**TASK DETAILS:** Your task is to retype the lines between the line with "Give me the Plotly source for this chart." and the line with "D_MIN, D_MAX, D_STEP = 1.0, 3.0, 0.01", inclusive. Copy no pictures and no other lines.

## START THE RECORDS

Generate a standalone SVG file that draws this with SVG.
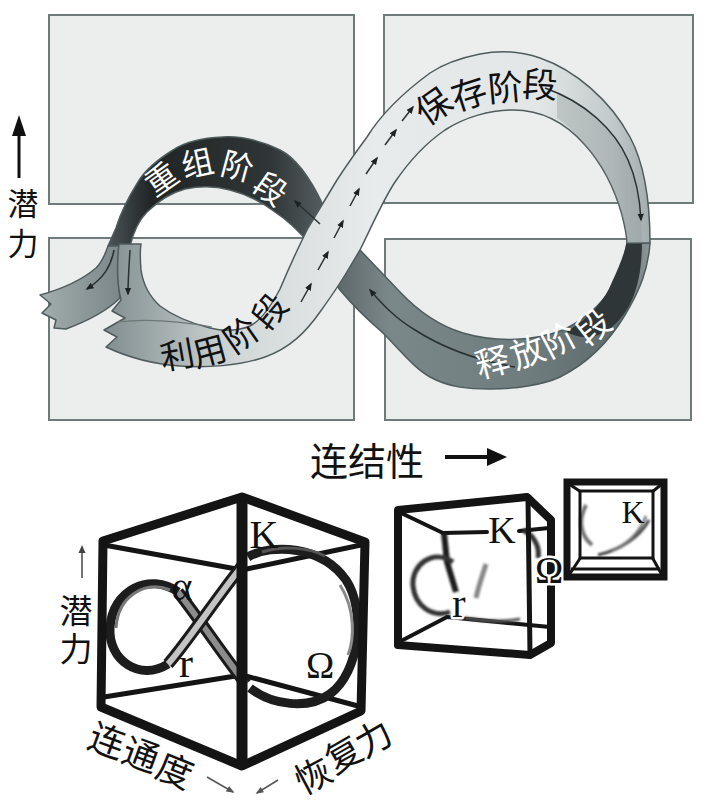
<svg xmlns="http://www.w3.org/2000/svg" width="709" height="811" viewBox="0 0 709 811">
<defs>
<style>
.panel{fill:#eceeee;stroke:#6f7b7b;stroke-width:2}
.edge{stroke:#4f5b5c;stroke-width:1.5;stroke-linejoin:round}
.fold{fill:none;stroke:#2a3132;stroke-width:1.5}
.cjk{font-family:"Noto Sans CJK SC","Noto Sans CJK JP",sans-serif;text-anchor:middle;dominant-baseline:central}
.vert{writing-mode:vertical-rl}
.w{fill:#ffffff}
.b{fill:#111111}
.ser{font-family:"Liberation Serif","Times New Roman",serif;fill:#111;text-anchor:middle}
.halo{stroke:#ffffff;stroke-width:5;paint-order:stroke;stroke-linejoin:round}
.thick{fill:none;stroke:#141414;stroke-linecap:round;stroke-linejoin:round}
</style>
<linearGradient id="gA" gradientUnits="userSpaceOnUse" x1="100" y1="0" x2="650" y2="0">
<stop offset="0" stop-color="#7f8b8c"/>
<stop offset="0.08" stop-color="#98a3a4"/>
<stop offset="0.25" stop-color="#d2d8d8"/>
<stop offset="0.5" stop-color="#e8ebeb"/>
<stop offset="0.8" stop-color="#e2e6e6"/>
<stop offset="0.93" stop-color="#c3cacb"/>
<stop offset="1" stop-color="#a3adae"/>
</linearGradient>
<linearGradient id="gC" gradientUnits="userSpaceOnUse" x1="108" y1="0" x2="650" y2="0">
<stop offset="0" stop-color="#4b5556"/>
<stop offset="0.08" stop-color="#202425"/>
<stop offset="0.3" stop-color="#303637"/>
<stop offset="0.42" stop-color="#5c6769"/>
<stop offset="0.52" stop-color="#7b888a"/>
<stop offset="0.78" stop-color="#6f7c7e"/>
<stop offset="0.94" stop-color="#5e6a6c"/>
<stop offset="1" stop-color="#8d9899"/>
</linearGradient>
<linearGradient id="gD" gradientUnits="userSpaceOnUse" x1="40" y1="0" x2="120" y2="0">
<stop offset="0" stop-color="#a3adae"/>
<stop offset="1" stop-color="#7b8788"/>
</linearGradient>
<marker id="ah" viewBox="0 0 10 10" refX="8" refY="5" markerUnits="userSpaceOnUse" markerWidth="8" markerHeight="8" orient="auto">
<path d="M0,1 L10,5 L0,9 z" fill="#1d2222"/>
</marker>
<marker id="ahg" viewBox="0 0 10 10" refX="8" refY="5" markerUnits="userSpaceOnUse" markerWidth="8" markerHeight="8" orient="auto">
<path d="M0,1 L10,5 L0,9 z" fill="#555"/>
</marker>
<filter id="blur" x="-20%" y="-20%" width="140%" height="140%"><feGaussianBlur stdDeviation="1.2"/></filter>
</defs>

<rect width="709" height="811" fill="#ffffff"/>

<g id="panels">
<rect class="panel" x="49" y="15" width="305" height="189"/>
<rect class="panel" x="384" y="15" width="309" height="188"/>
<rect class="panel" x="49" y="238" width="305" height="182"/>
<rect class="panel" x="385" y="239" width="306" height="181"/>
</g>

<g id="ribbon">
<path class="edge" fill="url(#gC)" d="M627,243 C620,285 600,312 563,330 C530,343 490,341 463,333 C440,326 418,311 400,292 L360,250 L323,205 C315,188 300,160 280,150 C262,141 243,136 223,137 C200,138 185,142 173,150 C157,160 145,170 138,182 C128,198 120,215 116,228 L108,246 L130,246 C134,230 139,220 147,212 C160,200 170,193 185,189 C200,186 215,186 230,190 C250,195 263,203 275,212 C290,222 300,232 310,245 L340,290 C355,308 368,320 383,333 C400,350 414,368 430,377 C450,388 470,389 490,389 C515,389 543,385 560,377 C590,362 610,340 625,315 C640,290 648,270 650,243 Z"/>
<path fill="#2f3637" d="M627,240 L642,240 C642,280 634,308 612,327 C598,338 585,341 566,332 C590,318 605,300 612,282 C620,265 625,252 627,240 Z"/>
<path class="edge" fill="url(#gD)" d="M108,246 L120,246 C118,264 118,283 120,298 C110,308 90,320 66,329 L54,328 L56,320 L42,313 L51,304 L40,295 C62,289 83,279 96,268 C102,262 105,255 108,246 Z"/>
<path class="edge" fill="url(#gA)" d="M119,244 C117,262 117,284 121,300 L112,311 L125,318 L104,330 L117,337 L106,347 C125,356 152,364 180,366 C205,368 240,366 265,357 C290,348 306,332 320,312 C330,298 340,284 348,270 L360,250 C370,230 383,200 395,182 C410,160 426,143 445,130 C465,117 490,110 513,110 C540,110 565,122 585,145 C603,165 615,190 622,215 C625,227 627,235 627,243 L650,243 C650,200 645,165 630,137 C610,100 575,70 540,58 C520,51 500,50 480,54 C455,59 442,65 430,73 C400,95 380,116 367,137 C356,152 346,166 337,180 L308,228 C296,252 288,270 280,289 C270,308 260,321 250,326 C235,332 222,331 210,328 C190,323 172,315 160,306 C149,296 143,284 141,270 C140,258 140,250 141,244 Z"/>
<path fill="#8a9596" opacity="0.35" d="M557,92 C590,105 615,130 628,160 C637,180 641,205 642,243 L627,243 C627,235 625,227 622,215 C615,190 603,165 585,145 C576,133 567,125 557,118 Z"/>
<path fill="none" stroke="#6c7778" stroke-width="1.2" d="M117,322 C150,318 185,322 212,327"/>
<path class="fold" d="M545,88 C585,102 615,130 628,160 C637,180 640,200 641,220" marker-end="url(#ah)"/>
<path class="fold" d="M515,367 C475,360 440,346 415,330 C395,318 382,304 370,290" marker-end="url(#ah)"/>
<path class="fold" d="M320,224 L295,201" marker-end="url(#ah)"/>
<path class="fold" d="M114,250 C111,266 104,278 87,289" marker-end="url(#ah)"/>
<path class="fold" d="M130,250 C129,266 128,280 128,294" marker-end="url(#ah)"/>
<g class="fold">
<path d="M301,302 L311,284" marker-end="url(#ah)"/>
<path d="M318,270 L328,252" marker-end="url(#ah)"/>
<path d="M334,238 L343,221" marker-end="url(#ah)"/>
<path d="M350,206 L359,189" marker-end="url(#ah)"/>
<path d="M366,174 L377,158" marker-end="url(#ah)"/>
<path d="M385,145 L396,130" marker-end="url(#ah)"/>
<path d="M402,121 L413,107" marker-end="url(#ah)"/>
</g>
</g>

<g id="ribbon-labels">
<g class="cjk w" font-size="32">
<text transform="translate(160,177) rotate(-35)">重</text>
<text transform="translate(197,161) rotate(-12)">组</text>
<text transform="translate(238,164) rotate(15)">阶</text>
<text transform="translate(272,187) rotate(35)">段</text>
</g>
<g class="cjk b" font-size="35">
<text transform="translate(432,104) rotate(-35)">保</text>
<text transform="translate(468,91) rotate(-18)">存</text>
<text transform="translate(505,85) rotate(-5)">阶</text>
<text transform="translate(540,82) rotate(3)">段</text>
</g>
<g class="cjk w" font-size="34">
<text transform="translate(492,360) rotate(-15)">释</text>
<text transform="translate(527,350) rotate(-20)">放</text>
<text transform="translate(558,338) rotate(-28)">阶</text>
<text transform="translate(592,325) rotate(-38)">段</text>
</g>
<g class="cjk b" font-size="34">
<text transform="translate(177,353) rotate(-10)">利</text>
<text transform="translate(209,349) rotate(-15)">用</text>
<text transform="translate(240,333) rotate(-35)">阶</text>
<text transform="translate(268,310) rotate(-50)">段</text>
</g>
</g>

<g id="axis-potential">
<line x1="19" y1="133" x2="19" y2="178" stroke="#111" stroke-width="3"/>
<polygon points="19,115 12,136 26,136" fill="#111"/>
<text class="cjk b vert" x="23" y="228" font-size="31" letter-spacing="9">潜力</text>
</g>

<g id="axis-connectedness">
<text class="cjk b" x="310" y="458" font-size="38" style="text-anchor:start">连结性</text>
<line x1="445" y1="457" x2="490" y2="457" stroke="#111" stroke-width="4"/>
<polygon points="507,457 487,448 487,466" fill="#111"/>
</g>

<g id="cube-large">
<g class="thick" stroke-width="5">
<line x1="104" y1="545" x2="242" y2="570"/>
<line x1="361" y1="545" x2="242" y2="570"/>
<line x1="104" y1="697" x2="242" y2="675"/>
<line x1="358" y1="706" x2="242" y2="675"/>
</g>
<g id="ribbon-large">
<path d="M246,684 C228,662 200,620 178,592" fill="none" stroke="#1b1b1b" stroke-width="12"/>
<path d="M246,684 C228,662 200,620 178,592" fill="none" stroke="#8c8c8c" stroke-width="6"/>
<path d="M178,592 C150,572 112,590 110,628 C108,660 140,682 168,664" fill="none" stroke="#1d1d1d" stroke-width="9"/>
<path d="M170,590 C145,580 118,596 116,628" fill="none" stroke="#777" stroke-width="3"/>
<path d="M168,664 C185,645 215,600 242,566" fill="none" stroke="#1b1b1b" stroke-width="12"/>
<path d="M168,664 C185,645 215,600 242,566" fill="none" stroke="#c4c4c4" stroke-width="6"/>
<path d="M248,557 C272,543 322,546 346,580 C366,610 360,672 330,694 C308,710 272,705 250,688" fill="none" stroke="#1d1d1d" stroke-width="9"/>
<path d="M340,585 C356,610 354,640 348,655" fill="none" stroke="#8a8a8a" stroke-width="3"/>
<path d="M262,552 C285,545 310,548 325,556" fill="none" stroke="#555" stroke-width="3"/>
</g>
<polygon class="thick" stroke-width="9" stroke-linejoin="miter" points="242,497 103,541 101,707 242,766 361,711 365,542"/>
<line x1="242" y1="496" x2="242" y2="767" stroke="#141414" stroke-width="11"/>
<text class="ser" x="264" y="548" font-size="40">K</text>
<text class="ser" x="182" y="600" font-size="40">α</text>
<text class="ser" x="186" y="677" font-size="42">r</text>
<text class="ser halo" x="320" y="678" font-size="38">Ω</text>
</g>

<g id="cube-large-labels">
<line x1="82" y1="578" x2="82" y2="551" stroke="#444" stroke-width="1.5"/>
<polygon points="82,545 78.5,553 85.5,553" fill="#444"/>
<text class="cjk b vert" x="76" y="632" font-size="33" letter-spacing="5">潜力</text>
<g class="cjk b" font-size="36">
<text transform="translate(108,738) rotate(20)">连</text>
<text transform="translate(142,752) rotate(20)">通</text>
<text transform="translate(176,768) rotate(22)">度</text>
<text transform="translate(312,773) rotate(-28)">恢</text>
<text transform="translate(342,752) rotate(-30)">复</text>
<text transform="translate(372,736) rotate(-30)">力</text>
</g>
<path d="M207,777 L233,792" stroke="#555" stroke-width="1.5" marker-end="url(#ahg)"/>
<path d="M278,780 L257,793" stroke="#555" stroke-width="1.5" marker-end="url(#ahg)"/>
</g>

<g id="cube-medium">
<g class="thick" stroke-width="4">
<line x1="399" y1="512" x2="443" y2="533"/>
<line x1="443" y1="533" x2="487" y2="532"/>
<line x1="519" y1="531" x2="549" y2="528"/>
<line x1="401" y1="641" x2="447" y2="617"/>
<line x1="447" y1="617" x2="550" y2="627"/>
</g>
<g filter="url(#blur)">
<path d="M444,533 L447,562 L456,592" fill="none" stroke="#1a1a1a" stroke-width="6"/>
<path d="M453,562 C433,548 411,565 413,586 C415,606 432,618 450,612" fill="none" stroke="#333" stroke-width="5"/>
<path d="M486,564 C482,577 478,588 476,598" fill="none" stroke="#555" stroke-width="5" opacity="0.7"/>
<path d="M523,530 C535,536 540,548 538,558" fill="none" stroke="#333" stroke-width="5"/>
<path d="M465,618 C490,622 505,622 520,619" fill="none" stroke="#555" stroke-width="3"/>
</g>
<g class="thick" stroke-linejoin="miter">
<polyline points="398,645 398,510 527,497 551,520 551,643 530,655 398,645" stroke-width="8"/>
<line x1="528" y1="498" x2="530" y2="654" stroke-width="5"/>
</g>
<text class="ser halo" x="502" y="543" font-size="38">K</text>
<text class="ser halo" x="459" y="617" font-size="40">r</text>
<text class="ser halo" x="549" y="583" font-size="38">Ω</text>
</g>

<g id="cube-small">
<g filter="url(#blur)">
<path d="M586,505 C578,520 580,535 592,545" fill="none" stroke="#444" stroke-width="4" opacity="0.75"/>
<path d="M598,555 C620,550 640,537 649,520" fill="none" stroke="#444" stroke-width="3"/>
<path d="M612,550 C627,545 640,532 646,516" fill="none" stroke="#777" stroke-width="2.5"/>
</g>
<rect x="567" y="482" width="97" height="95" fill="none" stroke="#141414" stroke-width="7"/>
<rect x="580" y="491" width="73" height="67" fill="none" stroke="#141414" stroke-width="3"/>
<line x1="571" y1="569" x2="660" y2="569" stroke="#141414" stroke-width="3"/>
<g stroke="#141414" stroke-width="3">
<line x1="569" y1="484" x2="581" y2="492"/>
<line x1="662" y1="484" x2="652" y2="492"/>
<line x1="569" y1="575" x2="581" y2="557"/>
<line x1="662" y1="575" x2="652" y2="557"/>
</g>
<text class="ser" x="633" y="523" font-size="32">K</text>
</g>
</svg>
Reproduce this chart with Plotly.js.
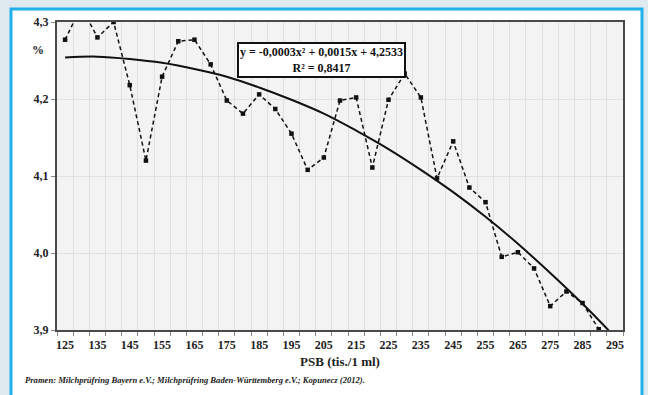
<!DOCTYPE html>
<html>
<head>
<meta charset="utf-8">
<script src="https://cdn.plot.ly/plotly-3.0.1.min.js"></script>
<style>
  html, body { margin: 0; padding: 0; background: #dfe9f0; }
  #chart { width: 648px; height: 395px; }
</style>
</head>
<body>
<div id="chart"></div>
<script>
// PSB categories (tis./1 ml)
const psb = [125,130,135,140,145,150,155,160,165,170,175,180,185,190,195,200,205,210,215,220,225,230,235,240,245,250,255,260,265,270,275,280,285,290];
// fat content (%)
const fat = [4.277,4.320,4.280,4.300,4.218,4.120,4.229,4.275,4.277,4.245,4.198,4.181,4.206,4.187,4.155,4.108,4.124,4.198,4.202,4.111,4.199,4.233,4.202,4.097,4.145,4.085,4.066,3.995,4.001,3.980,3.931,3.950,3.935,3.901];
// polynomial trend line
const trendX = [125,135,145,155,165,175,185,195,205,215,225,235,245,255,265,275,285,295];
const trendY = [4.254,4.255,4.252,4.247,4.239,4.229,4.215,4.199,4.181,4.159,4.135,4.108,4.079,4.047,4.012,3.974,3.934,3.891];

const xTickVals = [125,135,145,155,165,175,185,195,205,215,225,235,245,255,265,275,285,295];
const xTickText = ['125','135','145','155','165','175','185','195','205','215','225','235','245','255','265','275','285','295'];
const yTickVals = [3.9,4.0,4.1,4.2,4.3];
const yTickText = ['3,9','4,0','4,1','4,2','4,3'];

const eqText = 'y = -0,0003x² + 0,0015x + 4,2533<br>R² = 0,8417';
const xTitle = 'PSB (tis./1 ml)';
const yUnit = '%';
const sourceText = 'Pramen: Milchprüfring Bayern e.V.; Milchprüfring Baden-Württemberg e.V.; Kopunecz (2012).';

const serif = 'Liberation Serif, Times New Roman, serif';

const traces = [
  {
    x: psb, y: fat, type: 'scatter', mode: 'lines+markers',
    line: { color: '#111', width: 1.5, dash: '4px,3px' },
    marker: { symbol: 'square', size: 4.5, color: '#111' },
    hoverinfo: 'skip'
  },
  {
    x: trendX, y: trendY, type: 'scatter', mode: 'lines',
    line: { color: '#111', width: 2, shape: 'spline' },
    hoverinfo: 'skip'
  }
];

const layout = {
  width: 648, height: 395,
  margin: { l: 57, r: 25, t: 22, b: 65 },
  paper_bgcolor: '#dfe9f0',
  plot_bgcolor: '#f3f3f3',
  showlegend: false,
  xaxis: {
    range: [122.5, 297.5],
    tickmode: 'array', tickvals: xTickVals, ticktext: xTickText,
    ticks: '', showgrid: false, zeroline: false,
    showline: true, linecolor: '#4a4a4a', linewidth: 2, mirror: true,
    tickfont: { family: serif, size: 12, color: '#222', weight: 'bold' },
    ticklabelstandoff: 3,
    minor: { tickmode: 'linear', tick0: 122.5, dtick: 5, ticks: 'outside', ticklen: 4, tickcolor: '#888', tickwidth: 1, showgrid: true, gridcolor: '#e0e0e0', gridwidth: 1 },
    title: { text: xTitle, font: { family: serif, size: 13, color: '#222', weight: 'bold' }, standoff: 5 }
  },
  yaxis: {
    range: [3.9, 4.3],
    tickmode: 'array', tickvals: yTickVals, ticktext: yTickText,
    ticks: 'outside', ticklen: 4, tickcolor: '#888',
    showgrid: true, gridcolor: '#e0e0e0', gridwidth: 1, zeroline: false,
    showline: true, linecolor: '#4a4a4a', linewidth: 2, mirror: true,
    tickfont: { family: serif, size: 12, color: '#222', weight: 'bold' }
  },
  shapes: [
    { type: 'rect', xref: 'paper', yref: 'paper', layer: 'below',
      x0: (11-57)/566, x1: (642-57)/566, y0: (330-400)/308, y1: (330-9)/308,
      fillcolor: '#ffffff', line: { color: '#1fb1ea', width: 3 } },
    { type: 'rect', xref: 'paper', yref: 'paper', layer: 'below',
      x0: 0, x1: 1, y0: 0, y1: 1,
      fillcolor: '#f3f3f3', line: { width: 0 } }
  ],
  annotations: [
    { text: eqText, xref: 'paper', yref: 'paper', x: (321-57)/566, y: (330-60)/308,
      xanchor: 'center', yanchor: 'middle', showarrow: false, align: 'center',
      bgcolor: '#ffffff', bordercolor: '#111', borderwidth: 2, borderpad: 1,
      font: { family: serif, size: 12, color: '#111', weight: 'bold' } },
    { text: yUnit, xref: 'paper', yref: 'paper', x: (38-57)/566, y: (330-50)/308,
      xanchor: 'center', yanchor: 'middle', showarrow: false,
      font: { family: serif, size: 12, color: '#222', weight: 'bold' } },
    { text: sourceText, xref: 'paper', yref: 'paper', x: (23-57)/566, y: (330-380)/308,
      xanchor: 'left', yanchor: 'middle', showarrow: false,
      font: { family: serif, size: 8.6, color: '#222', weight: 'bold', style: 'italic' } }
  ]
};

Plotly.newPlot('chart', traces, layout, { staticPlot: true, displayModeBar: false });
</script>
</body>
</html>
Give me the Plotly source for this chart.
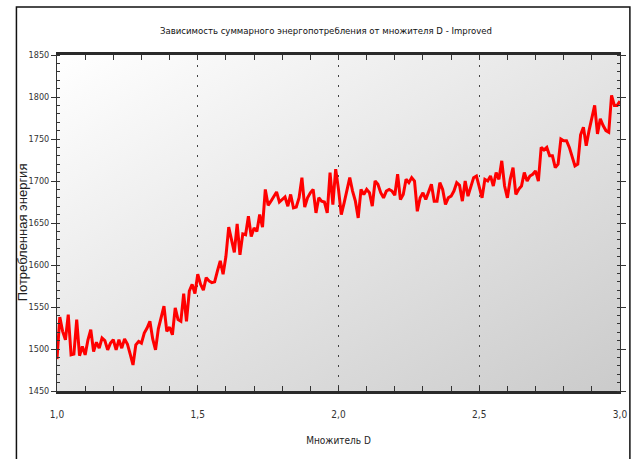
import base64
import numpy as np
import plotly.graph_objects as go

# ---- data ----
D_MIN, D_MAX, D_STEP = 1.0, 3.0, 0.01

energy_100_134 = [1488, 1538, 1521, 1511, 1541, 1493, 1494, 1535, 1492, 1503,
                  1493, 1511, 1523, 1497, 1508, 1501, 1513, 1510, 1499, 1507,
                  1511, 1499, 1511, 1501, 1512, 1506, 1494, 1481, 1505, 1509,
                  1507, 1519, 1525, 1533, 1512]
energy_135_167 = [1499, 1524, 1537, 1551, 1521, 1526, 1517, 1549, 1535, 1533,
                  1566, 1533, 1569, 1577, 1566, 1589, 1577, 1570, 1585, 1581,
                  1579, 1580, 1593, 1605, 1589, 1610, 1645, 1629, 1615, 1649,
                  1612, 1637, 1636]
energy_168_200 = [1658, 1634, 1644, 1640, 1660, 1645, 1690, 1671, 1676, 1682,
                  1687, 1675, 1678, 1681, 1670, 1684, 1668, 1669, 1680, 1704,
                  1669, 1680, 1686, 1690, 1662, 1680, 1676, 1675, 1662, 1710,
                  1672, 1714, 1690]
energy_201_233 = [1660, 1674, 1690, 1704, 1688, 1676, 1656, 1690, 1684, 1690,
                  1686, 1670, 1700, 1696, 1686, 1680, 1688, 1690, 1688, 1683,
                  1708, 1678, 1684, 1702, 1698, 1704, 1700, 1664, 1680, 1686,
                  1678, 1686, 1696]
energy_234_266 = [1676, 1676, 1698, 1690, 1672, 1680, 1682, 1688, 1698, 1695,
                  1676, 1700, 1682, 1694, 1704, 1706, 1692, 1680, 1702, 1700,
                  1706, 1694, 1710, 1702, 1724, 1694, 1680, 1702, 1716, 1684,
                  1690, 1694, 1710]
energy_267_300 = [1700, 1706, 1708, 1712, 1700, 1740, 1737, 1740, 1730, 1730,
                  1716, 1720, 1750, 1748, 1748, 1740, 1730, 1718, 1720, 1755,
                  1764, 1742, 1760, 1774, 1790, 1756, 1774, 1766, 1760, 1758,
                  1802, 1790, 1790, 1795]

energy = (energy_100_134 + energy_135_167 + energy_168_200 +
          energy_201_233 + energy_234_266 + energy_267_300)
d_values = np.round(np.linspace(D_MIN, D_MAX, len(energy)), 2)

x_tickvals = [1.0, 1.5, 2.0, 2.5, 3.0]
x_ticktext = ["1,0", "1,5", "2,0", "2,5", "3,0"]
y_tickvals = [1450, 1500, 1550, 1600, 1650, 1700, 1750, 1800, 1850]

TITLE = "Зависимость суммарного энергопотребления от множителя D - Improved"
X_TITLE = "Множитель D"
Y_TITLE = "Потребленная энергия"

# ---- styling ----
W, H = 639, 459
L, R, T, B = 57, 13, 55, 68
PW, PH = W - L - R, H - T - B
NARROW = "DejaVu Sans Condensed, DejaVu Sans, sans-serif"

svg = ('<svg xmlns="http://www.w3.org/2000/svg" width="200" height="200" '
       'preserveAspectRatio="none"><defs><linearGradient id="g" x1="0" y1="0" '
       'x2="1" y2="1"><stop offset="0" stop-color="#ffffff"/>'
       '<stop offset="1" stop-color="#cbcbcb"/></linearGradient></defs>'
       '<rect width="200" height="200" fill="url(#g)"/></svg>')
bg_src = "data:image/svg+xml;base64," + base64.b64encode(svg.encode()).decode()

fig = go.Figure()
fig.add_trace(go.Scatter(
    x=d_values, y=energy, mode="lines",
    line=dict(color="#ff0000", width=3),
    showlegend=False, hoverinfo="x+y",
))

fig.update_layout(
    width=W, height=H,
    margin=dict(l=L, r=R, t=T, b=B, pad=0),
    paper_bgcolor="white",
    plot_bgcolor="rgba(0,0,0,0)",
    separators=", ",
    title=dict(text=TITLE, x=(16 + 636) / 2 / W, xanchor="center",
               y=1 - 31 / H, yanchor="middle",
               font=dict(family=NARROW, size=9.5, color="#111")),
    images=[dict(source=bg_src, xref="paper", yref="paper", x=0, y=1,
                 sizex=1, sizey=1, sizing="stretch", xanchor="left",
                 yanchor="top", layer="below")],
    shapes=[dict(type="rect", xref="paper", yref="paper",
                 x0=(16 - L) / PW, x1=(636 - L) / PW,
                 y0=(H - T - 480) / PH, y1=(H - T - B + (T - 7)) / PH,
                 line=dict(color="#111", width=1.5), fillcolor="rgba(0,0,0,0)",
                 layer="above")],
    annotations=[dict(text=Y_TITLE, xref="paper", yref="paper",
                      x=(22 - L) / PW, y=(H - B - 232) / PH,
                      xanchor="center", yanchor="middle", textangle=-90,
                      showarrow=False,
                      font=dict(family="Liberation Sans, Arial, sans-serif",
                                size=13, color="#222"))],
)

fig.update_xaxes(
    range=[D_MIN, D_MAX],
    tickvals=x_tickvals, ticktext=x_ticktext,
    ticks="inside", ticklen=5, tickwidth=1, tickcolor="#333",
    minor=dict(dtick=0.1, ticks="inside", ticklen=5, tickcolor="#333", showgrid=False),
    showline=True, linewidth=2.5, linecolor="#2a2a2a", mirror="ticks",
    showgrid=True, gridcolor="#444", gridwidth=1, griddash="2px,8px",
    zeroline=False,
    tickfont=dict(family=NARROW, size=10, color="#333"),
    ticklabelstandoff=12,
    title=dict(text=X_TITLE, font=dict(family=NARROW, size=10, color="#222"),
               standoff=19),
)
fig.update_yaxes(
    range=[1450, 1850],
    tickvals=y_tickvals,
    ticks="outside", ticklen=5, tickwidth=1, tickcolor="#333",
    minor=dict(dtick=10, ticks="inside", ticklen=3, tickcolor="#333", showgrid=False),
    showline=True, linewidth=1, linecolor="#333", mirror="ticks",
    showgrid=False, zeroline=False,
    tickfont=dict(family=NARROW, size=9, color="#333"),
)

fig.write_html("out.html")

## END THE RECORDS

**THE ANSWER:**
Give me the Plotly source for this chart.
import base64
import numpy as np
import plotly.graph_objects as go

# ---- data ----
D_MIN, D_MAX, D_STEP = 1.0, 3.0, 0.01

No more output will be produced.